There is growing concern in Sri Lanka over the impact of climate change, variability and extreme weather events on food production, food security and livelihoods.
A paper based on research into the link between food security and climate change in Sri Lanka undertaken by Prof. Mohamed Esham during an Endeavour Fellowship with ISF in 2015 has just been published in the journal of Environment, Development and Sustainability.
The link between climate change and food security has been mostly explored in relation to impacts on crop production or food availability aspects of food security, with little focus on other key dimensions, namely food access and food utilization.
The review by Prof. Esham and his colleagues, based on available literature, adopted a food system approach to gain a wider perspective on food security issues in Sri Lanka. It points to several climate-induced issues posing challenges for food security. These issues include declining agriculture productivity, food loss along supply chains, low livelihood resilience of the rural poor and prevalence of high levels of undernourishment and child malnutrition.
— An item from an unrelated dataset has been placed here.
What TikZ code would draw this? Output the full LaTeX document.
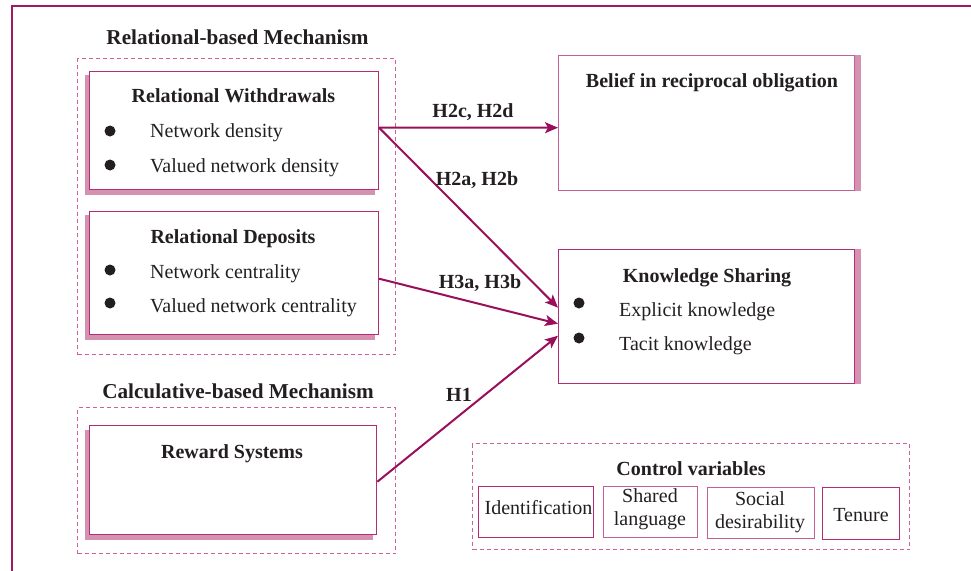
\documentclass[tikz,border=0pt]{standalone}
\usepackage{fontspec}
\setmainfont{Liberation Serif}
\usetikzlibrary{arrows.meta,backgrounds}
\definecolor{framecol}{HTML}{9E1A62}
\definecolor{boxcol}{HTML}{B42C74}
\definecolor{lightbox}{HTML}{C55E93}
\definecolor{dashcol}{HTML}{D0609A}
\definecolor{shadowcol}{HTML}{D592B0}
\definecolor{arrcol}{HTML}{9A0F5B}
\definecolor{txt}{HTML}{231F20}
\begin{document}
\begin{tikzpicture}[x=1pt,y=-1pt, font=\fontsize{20}{23}\selectfont, text=txt,
 box/.style={draw=boxcol, line width=1.4pt, fill=white, inner sep=0pt, anchor=north west},
 lbox/.style={box, draw=lightbox},
 dbox/.style={draw=dashcol, line width=1.3pt, dash pattern=on 4pt off 3pt, inner sep=0pt, anchor=north west},
 ttl/.style={font=\fontsize{20}{23}\selectfont\bfseries, inner sep=0pt, anchor=base},
 bigttl/.style={ttl, font=\fontsize{21.2}{24}\selectfont\bfseries},
 itm/.style={inner sep=0pt, anchor=base west},
 ctext/.style={inner sep=0pt, anchor=base},
 bul/.style={circle, fill=txt, minimum size=11pt, inner sep=0pt},
 arr/.style={draw=arrcol, line width=2pt, -{Stealth[length=13pt,width=11pt,inset=3pt]}},
]
\clip (0,0) rectangle (971,570);
% outer frame (cropped)
\draw[framecol, line width=2.5pt] (12,590) -- (12,6) -- (990,6);

% dashed groups
\node[dbox, minimum width=318pt, minimum height=296pt] (d1) at (77,58) {};
\node[dbox, minimum width=318pt, minimum height=146pt] (d2) at (77,407) {};
\node[dbox, minimum width=437pt, minimum height=106pt] (d3) at (472,443) {};

% main boxes
\node[box, minimum width=288.7pt, minimum height=118.3pt] (rw) at (89,70.7) {};
\node[box, minimum width=288.7pt, minimum height=123.3pt] (rd) at (89,210.7) {};
\node[box, minimum width=287pt, minimum height=109pt] (rs) at (89,425) {};
\node[lbox, minimum width=296pt, minimum height=135pt] (belief) at (558,55) {};
\node[box, minimum width=296pt, minimum height=134pt] (ks) at (558,249) {};

% control variable boxes
\node[box, minimum width=115pt, minimum height=51pt] (c1) at (478,486) {};
\node[lbox, minimum width=94pt, minimum height=51pt] (c2) at (603,486) {};
\node[lbox, minimum width=107pt, minimum height=51pt] (c3) at (707,487) {};
\node[box, minimum width=77pt, minimum height=52pt] (c4) at (822,487) {};

% page background and shadows
\begin{scope}[on background layer]
 \fill[white] (0,0) rectangle (971,570);
 \foreach \b in {rw,rd,rs}{
  \fill[shadowcol] ([xshift=-4.5pt,yshift=-4.5pt]\b.south west) rectangle ([xshift=-4.5pt,yshift=-4.5pt]\b.north east);
 }
 \foreach \b in {belief,ks}{
  \fill[shadowcol] ([xshift=5.5pt]\b.south west) rectangle ([xshift=5.5pt]\b.north east);
 }
\end{scope}

% titles
\node[bigttl] (t1) at (237.5,44) {Relational-based Mechanism};
\node[bigttl] (t2) at (238,398) {Calculative-based Mechanism};

% Relational Withdrawals
\node[ttl] (rwt) at (233.5,102) {Relational Withdrawals};
\node[bul] (rwb1) at (110,131) {};
\node[bul] (rwb2) at (110,165) {};
\node[itm] (rwi1) at (150,137) {Network density};
\node[itm] (rwi2) at (150,172) {Valued network density};

% Relational Deposits
\node[ttl] (rdt) at (233,243) {Relational Deposits};
\node[bul] (rdb1) at (110,270) {};
\node[bul] (rdb2) at (110,303) {};
\node[itm] (rdi1) at (150,278) {Network centrality};
\node[itm] (rdi2) at (150,312) {Valued network centrality};

% Reward Systems
\node[ttl] (rst) at (232,458) {Reward Systems};

% Belief
\node[ttl] (bt) at (712,87) {Belief in reciprocal obligation};

% Knowledge Sharing
\node[ttl] (kst) at (707,282) {Knowledge Sharing};
\node[bul] (ksb1) at (579,303) {};
\node[bul] (ksb2) at (579,338) {};
\node[itm] (ksi1) at (619,316) {Explicit knowledge};
\node[itm] (ksi2) at (619,350) {Tacit knowledge};

% Control variables
\node[ttl] (cvt) at (691,475) {Control variables};
\node[ctext] (c1t) at (538.5,514) {Identification};
\node[ctext] (c2t1) at (650,502) {Shared};
\node[ctext] (c2t2) at (650,525) {language};
\node[ctext] (c3t1) at (760,505) {Social};
\node[ctext] (c3t2) at (760,528) {desirability};
\node[ctext] (c4t) at (861,521) {Tenure};

% arrows
\draw[arr] ([yshift=2.85pt]rw.east) -- ([yshift=-4.5pt]belief.west);
\draw[arr] ([yshift=2.85pt]rw.east) -- ([yshift=9pt]ks.west);
\draw[arr] ([yshift=-5.65pt]rd.east) -- ([yshift=-7pt]ks.west);
\draw[arr] ([yshift=-1.5pt]rs.east) -- ([yshift=-19pt]ks.west);

% hypothesis labels
\node[ttl] (h1) at (473,117) {H2c, H2d};
\node[ttl] (h2) at (477,185) {H2a, H2b};
\node[ttl] (h3) at (480,288) {H3a, H3b};
\node[ttl] (h4) at (459,401) {H1};
\end{tikzpicture}
\end{document}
With the exception of productivity of a few crop species, the review demonstrates the dearth of research into climate change impacts on Sri Lanka’s food system. The authors suggest that achieving food security requires action that goes beyond building climate resilience in food production to a holistic approach that encompasses all aspects of the food system (production , transport, marketing, consumption and waste recycling) while addressing nutritional concerns arising from impacts of climate change.
The authors suggest further research is required to understand how changes in climate may affect other components of the food system including productivity of a wider range of food crops, livestock and fisheries, and shed light on the causal pathways of climate-induced nutritional insecurity.
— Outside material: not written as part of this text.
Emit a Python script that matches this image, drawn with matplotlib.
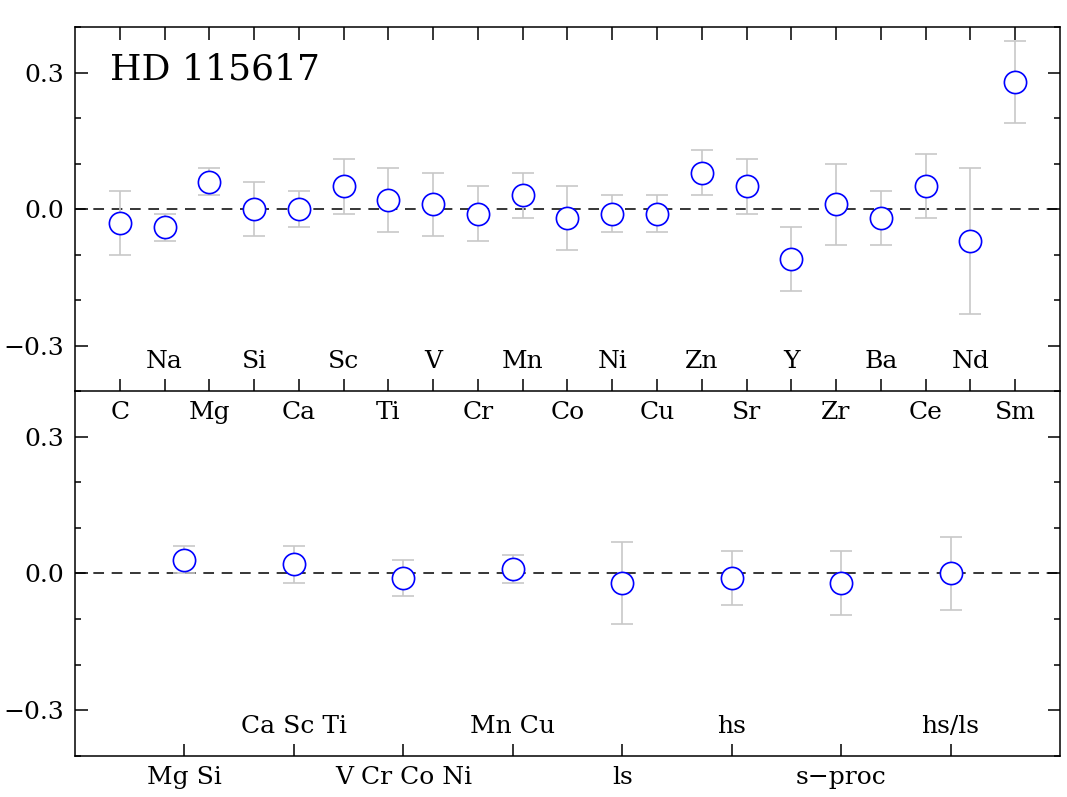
import numpy as np
import matplotlib
matplotlib.use('Agg')
import matplotlib.pyplot as plt
from matplotlib.ticker import MultipleLocator

# element abundances relative to reference
elements = ['C', 'Na', 'Mg', 'Si', 'Ca', 'Sc', 'Ti', 'V', 'Cr', 'Mn', 'Co',
            'Ni', 'Cu', 'Zn', 'Sr', 'Y', 'Zr', 'Ba', 'Ce', 'Nd', 'Sm']
elem_val = [-0.03, -0.04, 0.06, 0.00, 0.00, 0.05, 0.02, 0.01, -0.01, 0.03, -0.02,
            -0.01, -0.01, 0.08, 0.05, -0.11, 0.01, -0.02, 0.05, -0.07, 0.28]
elem_err = [0.07, 0.03, 0.03, 0.06, 0.04, 0.06, 0.07, 0.07, 0.06, 0.05, 0.07,
            0.04, 0.04, 0.05, 0.06, 0.07, 0.09, 0.06, 0.07, 0.16, 0.09]

# grouped ratios
groups = ['Mg Si', 'Ca Sc Ti', 'V Cr Co Ni', 'Mn Cu', 'ls', 'hs', 's\u2212proc', 'hs/ls']
group_val = [0.03, 0.02, -0.01, 0.01, -0.02, -0.01, -0.02, 0.00]
group_err = [0.03, 0.04, 0.04, 0.03, 0.09, 0.06, 0.07, 0.08]

plt.rcParams['font.family'] = ['DejaVu Serif']
plt.rcParams['axes.linewidth'] = 1.1

fig = plt.figure(figsize=(10.67, 7.97), dpi=100)
ax1 = fig.add_axes([0.0703, 0.5094, 0.9231, 0.4567])
ax2 = fig.add_axes([0.0703, 0.0515, 0.9231, 0.4579])
ax1.set_zorder(3)


def draw(ax, names, vals, errs):
    x = np.arange(len(names))
    ax.axhline(0, color='black', ls=(0, (7, 5)), lw=1.1, zorder=1)
    ax.errorbar(x, vals, yerr=errs, fmt='none', ecolor='#c8c8c8',
                elinewidth=1.2, capsize=8, capthick=1.2, zorder=2)
    ax.plot(x, vals, 'o', ms=16, mfc='white', mec='#0000ff', mew=1.2, zorder=3)
    ax.set_xlim(-1, len(names))
    ax.set_ylim(-0.4, 0.4)
    ax.yaxis.set_major_locator(MultipleLocator(0.3))
    ax.yaxis.set_minor_locator(MultipleLocator(0.1))
    ax.yaxis.set_major_formatter(plt.FuncFormatter(lambda v, p: f'{v:.1f}'.replace('-', '\u2212')))
    ax.set_xticks(x)
    ax.set_xticklabels([n if i % 2 == 0 else '' for i, n in enumerate(names)])
    for i, n in enumerate(names):
        if i % 2 == 1:
            ax.text(i, -0.335, n, ha='center', va='center', fontsize=18)
    ax.tick_params(axis='y', which='both', direction='in', left=True, right=True,
                   labelsize=18, pad=8)
    ax.tick_params(axis='y', which='major', length=9, width=1.1)
    ax.tick_params(axis='y', which='minor', length=4, width=1.1)
    ax.tick_params(axis='x', direction='in', length=9, width=1.1, labelsize=18, pad=7)


draw(ax1, elements, elem_val, elem_err)
ax1.tick_params(axis='x', top=True, bottom=True)
ax1.text(0.0355, 0.882, 'HD 115617', transform=ax1.transAxes, fontsize=26,
         ha='left', va='center')

draw(ax2, groups, group_val, group_err)
ax2.tick_params(axis='x', top=False, bottom=True)
ax2.spines['top'].set_visible(False)

fig.savefig('out.png', dpi=100)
Whilst at ISF during his 2015 Endeavour Fellowship, Prof. Esham became familiar with Dr Dana Cordell’s research on phosphorus futures and A/Prof. Brent Jacobs’ work using integrated vulnerability assessment frameworks. This led to the establishment of the phosphorus and climate smart agriculture (PACSA) project in Sri Lanka, which is investigating the capacity of farmers, policy-makers, the agrochemical industry and other stakeholders in Sri Lanka to adapt to phosphorus scarcity and climate change via the development and testing of a novel rapid integrated vulnerability assessment framework.
Esham M, Jacobs B, Rosairo HSR, Siddighi BB, 2017 “Climate change and food security: a Sri Lankan perspective” Environment, Development and Sustainability.